As administrator of Jurassic World, Claire Dearing has a lot on her plate. Maintaining a 90% approval rating for a park of twenty thousand people isn’t easy, especially when T. Rexs just aren’t wowing the crowds like they used to. And, of course, we don’t want an incident like “the last time”. Not to worry though, the park’s newest attraction, a lab created dino hybrid, is sure to scare the kids…and their parents.
When Zach and Gray come to visit, Claire is a little too preoccupied to have quality auntie/nephew bonding time. Besides, it’s not like she hasn’t seen them in seven years. Oh wait, she hasn’t. Ah well, with VIP passes and Claire’s English assistant to act as nanny, the boys should be fine, even if Zach tends to be rather overbearing to his enthusiastic little brother.

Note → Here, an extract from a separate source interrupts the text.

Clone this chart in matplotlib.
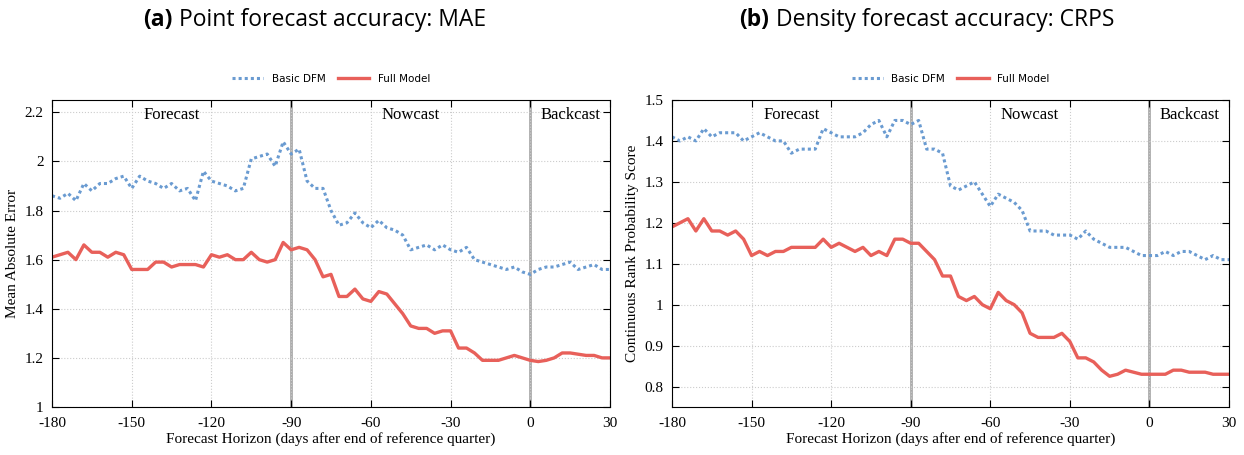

Everything does seem to be going well, until Indominus Rex decides she isn’t content to simply sit back and attract the tourists. The dino begins displaying attributes and intelligence far beyond what her creators ever imagined, and is soon running rampant through the park, with the expected ensuing destruction and chaos. It’s then up to Claire, Zach, Gray, and raptor-handler and former Navy man Owen, to stop I. Rex before it’s too late.

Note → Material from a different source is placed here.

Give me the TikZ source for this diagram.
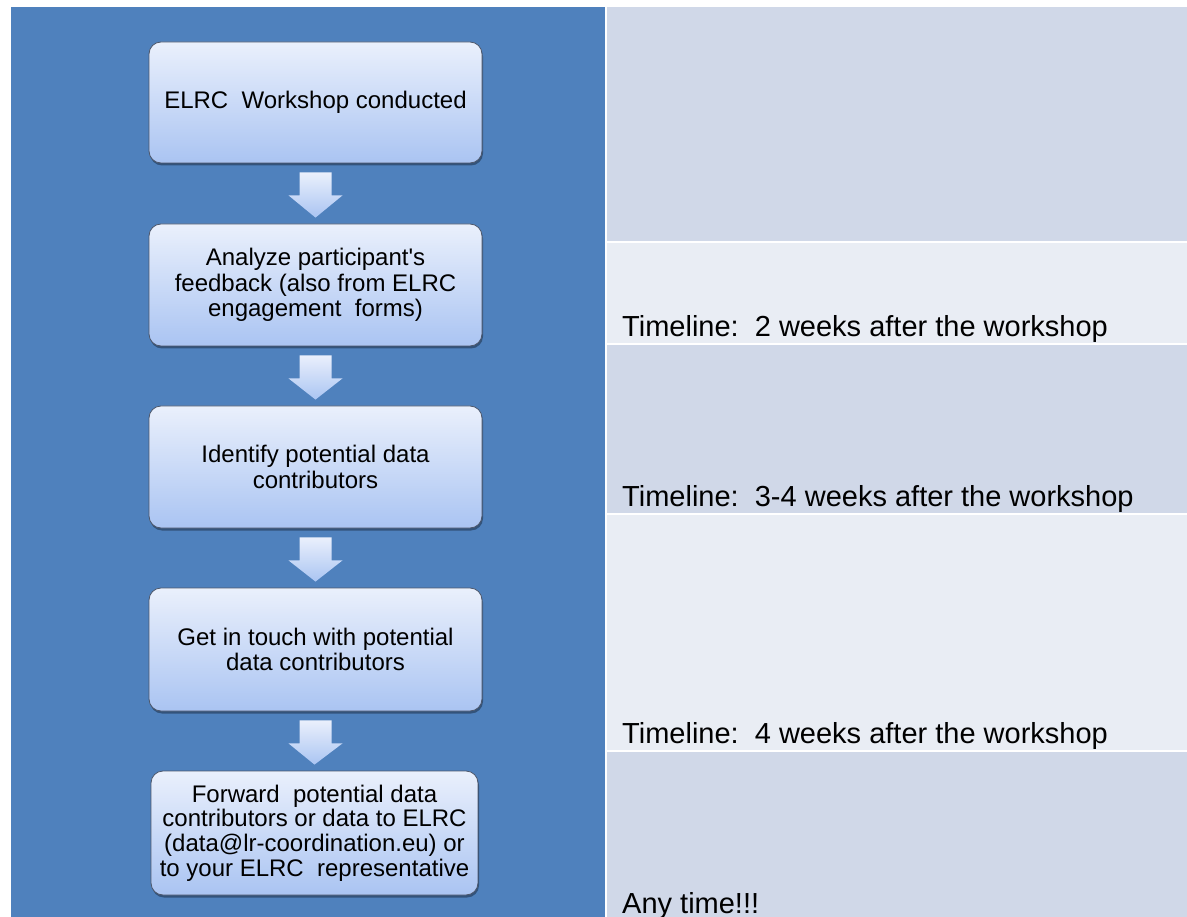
\documentclass[tikz,border=0pt]{standalone}
\usepackage{fontspec}
\setmainfont{Liberation Sans}[Ligatures=TeXOff]
\usetikzlibrary{calc,shadows}
\definecolor{bluebg}{HTML}{4F81BD}
\definecolor{rowdark}{HTML}{D0D8E8}
\definecolor{rowlight}{HTML}{E9EDF4}
\definecolor{boxtop}{RGB}{234,240,252}
\definecolor{boxbot}{RGB}{170,196,242}
\definecolor{boxedge}{RGB}{78,88,108}
\tikzset{
  stepbox/.style={draw=boxedge, line width=0.8pt, rounded corners=12pt,
    top color=boxtop, bottom color=boxbot, align=center,
    font=\fontsize{24}{25.5}\selectfont, text=black,
    minimum width=333pt, minimum height=122pt, inner sep=0pt,
    drop shadow={shadow xshift=1pt, shadow yshift=-2.5pt, opacity=0.35, fill=black}},
  flowarrow/.style={top color=boxtop, bottom color=boxbot, draw=none},
  timelabel/.style={anchor=base west, inner sep=0pt, font=\fontsize{29}{32}\selectfont, text=black}
}
\newcommand{\blockarrow}[2]{%
  \path[flowarrow]
    ($(#1.south)+(-16,9)$) -- ($(#1.south)+(16,9)$) -- ($(#1.south)+(16,32)$) --
    ($(#1.south)+(27,32)$) -- ($(#2.north)+(0,-6)$) -- ($(#1.south)+(-27,32)$) --
    ($(#1.south)+(-16,32)$) -- cycle;}
\begin{document}
\begin{tikzpicture}[x=1pt,y=-1pt]
\useasboundingbox (0,0) rectangle (1187,917);
\fill[white] (0,0) rectangle (1187,917);
% left blue panel
\fill[bluebg] (10.5,7) rectangle (604.5,917);
% right timeline rows
\fill[rowdark]  (606.5,7)   rectangle (1187,241);
\fill[rowlight] (606.5,243) rectangle (1187,343);
\fill[rowdark]  (606.5,345) rectangle (1187,513);
\fill[rowlight] (606.5,515) rectangle (1187,750);
\fill[rowdark]  (606.5,752) rectangle (1187,917);
% boxes
\node[stepbox, minimum height=121pt] (b1) at (315.5,102.5) {ELRC\ \ Workshop conducted};
\node[stepbox] (b2) at (315.5,285) {Analyze participant's\\feedback (also from ELRC\\engagement\ \ forms)};
\node[stepbox] (b3) at (315.5,467) {Identify potential data\\contributors};
\node[stepbox, minimum height=123pt] (b4) at (315.5,649.5) {Get in touch with potential\\data contributors};
\node[stepbox, minimum width=327pt, minimum height=124pt, font=\fontsize{24}{24.7}\selectfont] (b5) at (314.5,833) {Forward\ \ potential data\\contributors or data to ELRC\\(data@lr-coordination.eu) or\\to your ELRC\ \ representative};
% arrows
\blockarrow{b1}{b2}
\blockarrow{b2}{b3}
\blockarrow{b3}{b4}
\blockarrow{b4}{b5}
% timeline labels
\node[timelabel] (t2) at (622,337) {Timeline:\ \ 2 weeks after the workshop};
\node[timelabel] (t3) at (622,506) {Timeline:\ \ 3-4 weeks after the workshop};
\node[timelabel] (t4) at (622,743) {Timeline:\ \ 4 weeks after the workshop};
\node[timelabel] (t5) at (622,913) {Any time!!!};
\end{tikzpicture}
\end{document}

My granny took Addie, Mason, and I to see Jurassic World and we really did enjoy the classic Jurassic experience of chills and thrills. The movie also makes some good points about family and priorities. Self assured Claire is completely consumed with her job, leaving little time or respect for others (on Claire and Owen’s first, and only, date, Claire wrote an itinerary for them to follow). As dinosaurs begin to rampage, however, she learns the importance of depending on and accepting help from others. Likewise, Zach is churlish and impatient with his exuberant younger sibling. It’s only until his and Gray’s lives are at stake that he realizes how much he loves his little brother and begins to defend and comfort Gray.
I also appreciated the parts that pondered the ethics of creating such a fearsome creature as Indominus Rex. When Claire is hesitant to use real bullets on the berserk dinosaur, saying she doesn’t want to turn the park into a war zone, Owen points out, “You already have.”
Of course the movie has its share of issues, not least of which is the amount of violence subjected to the audience. A film whose basic plot is a dinosaur running amok in an amusement park is bound to contain destruction and mayhem, but Jurassic World seems to delight in showing us every possible way a human can be killed by a dino. People are crushed, tossed, smashed, clawed, and eaten at a frightening rate, many of them unprotected park goers. And while I’m sure the young man sitting next to us appreciated the excuse to wrap his girlfriend with a reassuring arm, it left me thinking.
Does the movie really need that much brutality and bloodshed? I know it’s an action/adventure dinosaur film, but the makers seemed to delight in showing us gratuitous violence. “It’s just a movie,” some people might say, and they’re right. But the things we feed our minds will shape who we are. Maybe watching an overly violent film isn’t going to hurt us, but what happens when violence in films becomes accepted and even expected? Aren’t we in danger of being left desensitized and calloused?
Claire explained how people were no longer satisfied with normal dinosaurs. Consumers want them “bigger, louder, with more teeth”, she says. Maybe we’ve become the same with our movies. But when will we say enough is enough? And will it be before we get consumed?